Comencé a reírme, debía pagar según ella el equivalente a 10 dólares cada mes para ser miembro del sindicato, además, asistir a las reuniones que se efectuaban siempre después del horario de trabajo, cumplir cualquier tarea que ordenaran, como hacer trabajos voluntarios o formar parte de un grupo de trabajadores que pudieran acudir al hospital en cualquier momento de necesidad y cosas por el estilo. Yo me negué en el acto y a partir de entonces comenzaron las amenazas.

—¿Tú eres de la Unión de Jóvenes Comunistas?

—No —le dije.

—¿Tú no perteneces a ninguna organización revolucionaria?

—Mire, doctora, yo vine porque se suponía que aquí me iban a ayudar a reclamar mis derechos. Trabajo horas extras que no me pagan, como una comida distinta a ustedes los médicos, que es bastante mala y como si fuera poco, mi salario no me alcanza para vivir el mes completo.

—Mire, Yúnior, aquí todos estamos en las mismas condiciones. No está establecido que se paguen horas extras, en cuanto a la comida por si no lo sabía, ustedes los enfermeros ni siquiera tienen derecho a ese almuerzo, lo que aquí en el hospital internamente hemos decidido dárselos y el salario, el salario del país no puede aumentar mientras la economía no mejore.

—Bueno, doctora, como ustedes tienen la respuesta para todos mis problemas y básicamente no me pueden ayudar, ¿para qué voy a estar en el sindicato?

—Yo te recomiendo que te integres, Yúnior, porque un día nos puedes necesitar, además, si quieres ganar una misión para trabajar en el extranjero nunca te la darán sin el aval del sindicato.

Tuve ganas de reírme en su cara, pero preferí marcharme. Comprendí dos cosas, había perdido mi tiempo y el panorama no cambiaría. Llegué a mi casa a las tres de la tarde, exhausto, con hambre, lleno de rabia y peor aún, impotente. A seis meses de graduarme, orgulloso de mi profesión, me dolía tener en mente la misma vía de escape de todos los cubanos: irme.

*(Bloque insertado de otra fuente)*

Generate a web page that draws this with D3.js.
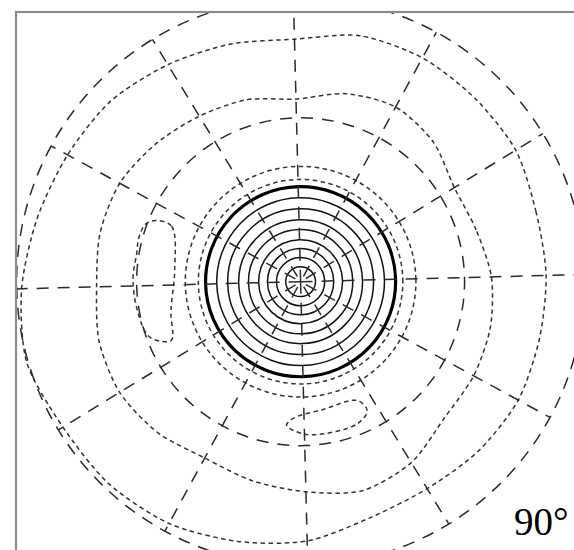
<!DOCTYPE html>
<html>
<head>
<meta charset="utf-8">
<script src="https://cdn.jsdelivr.net/npm/d3@7"></script>
<style>
  html, body { margin: 0; padding: 0; background: #fff; }
  svg { display: block; }
</style>
</head>
<body>
<svg id="chart" width="574" height="550"></svg>
<script>
// Polar angles (deg from the pole) of the dashed grid circles
const gridTheta = [60, 90];
// Azimuths (deg) of the dashed radial grid lines
const gridAzimuth = d3.range(0, 360, 30);
// Solid contour levels of the main lobe, given as polar angle (deg)
const solidLevels = [6.0, 9.7, 13.3, 16.8, 20.8, 24.6, 28.8, 32.9];
// Heavy contour bounding the main lobe
const boldLevel = 37.0;
// Dotted contours just outside the main lobe
const dottedLevels = [39.6, 44.2];

// Irregular dotted contours: polar angle sampled every 15 deg of azimuth
const contourAzimuth = d3.range(0, 360, 15);
const contourMid = [67.8, 65.6, 64.8, 68.3, 70.0, 68.5, 65.5, 67.5, 68.7, 70.3, 71.9, 72.0,
                    71.4, 73.0, 73.5, 72.4, 70.5, 71.6, 73.0, 75.0, 73.5, 69.8, 69.5, 69.0];
const contourOuter = [81.7, 81.7, 83.2, 83.4, 83.8, 83.4, 81.0, 82.2, 83.7, 85.4, 86.1, 87.3,
                      89.0, 90.3, 88.9, 88.9, 88.2, 86.5, 84.8, 81.8, 81.0, 81.7, 82.2, 81.7];

// Small closed side lobes: azimuth (deg) and polar angle (deg) of their outline
const lobeLeftAzimuth = [155.7, 155.3, 173.3, 191.4, 202.9, 201.8, 198.1, 189.1, 177.7, 169.0, 163.1, 158.1];
const lobeLeftTheta   = [58.0, 52.6, 48.0, 50.2, 53.0, 56.1, 59.3, 60.5, 61.1, 60.7, 61.1, 60.4];
const lobeLowAzimuth  = [263.0, 269.8, 277.2, 290.4, 295.9, 294.0, 278.6, 265.6];
const lobeLowTheta    = [53.9, 56.4, 56.9, 56.6, 54.1, 49.7, 49.1, 51.4];

const cornerLabel = "90°";

const W = 574, H = 550;
const cx = 300.6, cy = 281.7;
const tilt = -1.45;
const frameX = 16, frameY = 12;

const svg = d3.select("#chart");

// Stereographic radial scale: radius proportional to tan(theta/2)
const stereo = d3.scaleLinear().domain([0, 1]).range([0, 284]);
const r = th => stereo(Math.tan(th * Math.PI / 360));
const ang = az => (90 - az) * Math.PI / 180;   // azimuth (CCW from +x) -> d3 radial angle

svg.append("defs").append("clipPath").attr("id", "plotArea")
  .append("rect").attr("x", frameX).attr("y", frameY)
  .attr("width", W - frameX + 40).attr("height", H - frameY + 40);

const plot = svg.append("g").attr("clip-path", "url(#plotArea)")
  .append("g").attr("transform", `translate(${cx},${cy}) rotate(${tilt})`);

const closedRadial = d3.lineRadial().curve(d3.curveCardinalClosed.tension(0.2));
const closedLine = d3.line().curve(d3.curveCatmullRomClosed.alpha(0.5));

const dotted = sel => sel.attr("fill", "none").attr("stroke", "#333")
  .attr("stroke-width", 1.5).attr("stroke-dasharray", "4.5,3.5");
const longDash = sel => sel.attr("fill", "none").attr("stroke", "#2a2a2a")
  .attr("stroke-width", 1.5).attr("stroke-dasharray", "12,9");

// Irregular dotted contours
[contourMid, contourOuter].forEach(levels => {
  const pts = contourAzimuth.map((az, i) => [ang(az), r(levels[i])]);
  plot.append("path").attr("d", closedRadial(pts)).call(dotted);
});

// Side lobes
function lobe(azs, ths) {
  const pts = azs.map((az, i) => {
    const rr = r(ths[i]), a = az * Math.PI / 180;
    return [rr * Math.cos(a), -rr * Math.sin(a)];
  });
  plot.append("path").attr("d", closedLine(pts)).call(dotted);
}
lobe(lobeLeftAzimuth, lobeLeftTheta);
lobe(lobeLowAzimuth, lobeLowTheta);

// Dotted circles around the main lobe
plot.selectAll("circle.dot").data(dottedLevels).join("circle")
  .attr("class", "dot").attr("r", d => r(d)).call(dotted);

// Solid contours of the main lobe
plot.selectAll("circle.solid").data(solidLevels).join("circle")
  .attr("class", "solid").attr("r", d => r(d))
  .attr("fill", "none").attr("stroke", "#111").attr("stroke-width", 1.5);

plot.append("circle").attr("r", r(boldLevel))
  .attr("fill", "none").attr("stroke", "#000").attr("stroke-width", 3.2);

// Polar grid: circles and radial lines
plot.selectAll("circle.grid").data(gridTheta).join("circle")
  .attr("class", "grid").attr("r", d => r(d)).call(longDash);

const rMax = r(d3.max(gridTheta));
plot.selectAll("line.spoke").data(gridAzimuth).join("line")
  .attr("class", "spoke")
  .attr("x1", 0).attr("y1", 0)
  .attr("x2", d => rMax * Math.cos(d * Math.PI / 180))
  .attr("y2", d => -rMax * Math.sin(d * Math.PI / 180))
  .call(longDash)
  .attr("stroke-dashoffset", d => (d % 90 === 0 ? 0 : 15));

// Frame (top and left edges lie inside the view)
svg.append("rect").attr("x", frameX).attr("y", frameY)
  .attr("width", W - frameX + 20).attr("height", H - frameY + 20)
  .attr("fill", "none").attr("stroke", "#8c8c8c").attr("stroke-width", 2.2);

svg.append("text").attr("x", 514).attr("y", 535)
  .attr("font-family", "'Liberation Serif', 'Times New Roman', serif")
  .attr("font-size", 39).attr("fill", "#000")
  .text(cornerLabel);
</script>
</body>
</html>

Eso hacíamos desde años inmemorables, abandonar el barco, como se dice vulgarmente. Era lo más simple, resolver nuestros problemas lejos del problema y no enfrentarnos más a un sistema infértil que no aceptaba su decadencia. Pero para mi era complicado irme muy lejos, no podía marcharme del país, así que luego de varios días pensándolo, me presenté a mi siguiente turno de guardia con una nota escrita cuyo encabezado decía: Renuncia.